Kekhasan genre musik ini adalah muatan kesenduan, yang kadang dibumbui dengan
puja-puji kepada Tuhan, sebagai tanggapan atas ketidakadilan sosial. Blues
dikemas dengan teknik bermusik dinamis dengan baris-baris lagu yang kerap
menerapkan stanza. Blues bagi Rendra dalam puisi ”Blues untuk Bonnie” adalah
”Lagu beranak seratus makna” (hal 46).
Kreativitas
Dalam Stanza dan
Blues, pembaca akan merasakan daya kreatif di balik puisi-puisi Rendra.

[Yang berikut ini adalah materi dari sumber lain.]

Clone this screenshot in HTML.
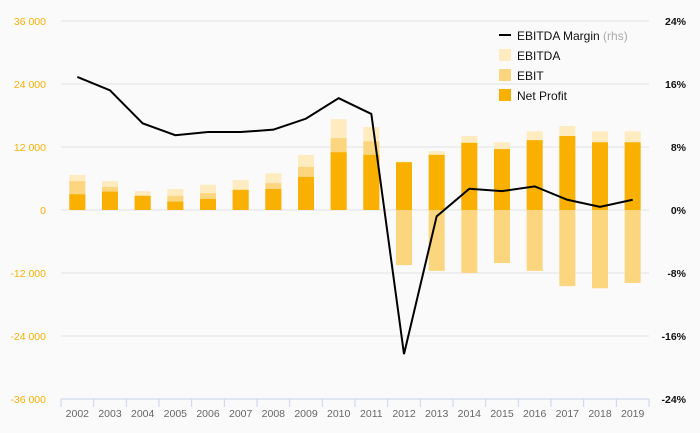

Kreativitas tersebut bertumpu pada kegeniusan Rendra mengadaptasi dan
mentransformasikan prosedur-prosedur teknik artistik stanza dan blues ke dalam
puisi-puisinya. Perhatikan puisi berikut:
//Ada
burung dua, jantan dan betina/Hinggap di dahan/Ada daun dua, tidak jantan dan
tidak betina gugur dari dahan/Ada angin dan kapuk gugur, dua-dua sudah
tua pergi ke selatan/Ada burung, daun, kapuk, angin, dan mungkin juga
debu mengendap dalam nyanyiku//(Puisi Stanza, hal 11)
Puisi di atas
menunjukkan ketangkasan Rendra meramu kekuatan kata. Seturut arti stanza, akhir
puisi di atas sekurang-kurangnya akan berbunyi, ”Ada burung, daun, kapuk, dan
angin/mengendap dalam nyanyiku.” Rendra tak puas. Ia menulis, ”Ada burung,
daun, kapuk, angin, dan mungkin juga debu/mengendap dalam nyanyiku.” Penambahan
”dan mungkin juga debu” membuat puisi di muka semakin bertenaga.
Puisi-puisi dalam
Stanza dan Blues sekaligus juga memperlihatkan Rendra sebagai penyair yang
terus-menerus menggelorakan gairah tak semata cinta. Meski tema gairah tersebut
kerap kali disuarakan Rendra dengan nada dasar minor seperti tampak pada
penggalan puisi ”Nyanyian Duniawi” (hal 42) berikut:
//Ketika
bulan tidur di kasur tua/ gadis itu kucumbu di kebun mangga/Hatinya liar
dan brahi/Lapar dahaga ia injak dengan kakinya/Di dalam kemelaratan kami
berjamahan/Di dalam remang-remang dan bayang-bayang/menderu gairah
pemberontakan kami/Dan gelaknya yang angkuh/membuat hatiku gembira//
Tema gairah, yang
bertukar-tangkap dengan kegerahan terhadap situasi sosial tak berkeadilan,
dengan mudah ditemukan dalam puisi-puisi Rendra lain dalam buku ini, seperti
”Lagu Ibu”, ”Ibunda”, ”Setelah Pengakuan Dosa”, ”Mata Anjing”, ”Surat Kepada
Bunda: Tentang Calon Menantunya”, ”Kepada MG”, ”Nyanyian Angsa”, ”Blues untuk
Bonnie”, ”Bumi Hangus”, ”Rick dari Corona”, dan ”Bersatulah Pelacur-Pelacur
Kota Jakarta”. Kesadaran menyuarakan gairah memperlihatkan pengaruh penyair dan
dramawan ternama Spanyol, Federico Garcia Lorca (1898–1936), atas karya-kaya
Rendra. Bau Lorca pada Rendra pernah dicium Subagio Sostrowardoyo dalam
karangannya, ”Sosok Pribadi dalam Sajak” (1980).
Kegeniusan
pragmatis
Rendra, seperti
Garcia Lorca yang bergelar ”Profesor Panca indra” (Jonathan Mayhew, Apocryphal
Lorca, Translation, Parody, Kitsch, 2009), memahami estetika secara perseptual.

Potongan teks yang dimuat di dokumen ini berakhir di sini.